A "runaway greenhouse," rendering Earth uninhabitable, might be easier to initiate than previously believed, NBC News reported.

Researchers from the University of Washington (UW) and the University of Victoria (UV), in British Columbia, Canada, published a study Sunday in Nature Geoscience. The study discovered, while highly unlikely, the extreme circumstances for a massive overheating of the planet are not quite as unimaginable as they were before.

According to a press release on UW's website, a runaway greenhouse is a stage of global warming where the planet absorbs more solar energy than it can release to maintain an equilibrium. This would result in the Earth boiling to the point where oceans would evaporate into the atmosphere.

Lead author Colin Goldblatt, an Earth system professor at UV, told NBC News it is highly unlikely for Earth to get to that point.

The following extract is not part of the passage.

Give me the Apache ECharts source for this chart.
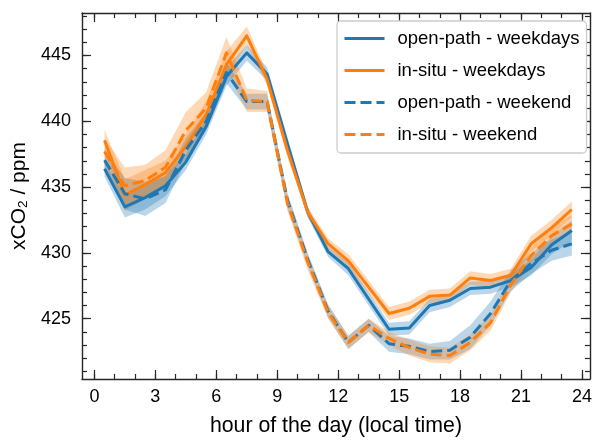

"We could go into the runaway greenhouse today if we could get the planet hot enough to get enough water vapor into the atmosphere," he said. "Our estimate is that it would take 30,000 parts per million of carbon dioxide in the atmosphere to make it warm enough to trigger this runaway greenhouse."

The level of carbon dioxide today is 400 parts per million and burning all of Earth's fossil fuels (coal, oil) would only raise it to 2,000 to 3,000 parts per million. Goldblatt said getting to 30,000 "really seems quite unlikely."

The researchers believe a runaway greenhouse begins as a planet leaves its star's "habitable zone," an area in space in which water can exist and sustain life. The study found the habitable zone to be smaller than previously believed.

"The habitable zone becomes much narrower, in the sense that you can no longer get as close to the star as we thought before going into a runaway greenhouse," said co-author Tyler Robinson, a UW astronomy postdoctoral researcher.

The discovery will cause scientists to redefine various habitable zones of other stars and evaluate what planets may actually be in those areas.

The researchers concluded that as the sun gets brighter, Earth will come closer to a runaway greenhouse, but such an event is still more than a billion years away.

(The author of this article changed the wording of a sentence for clarity.)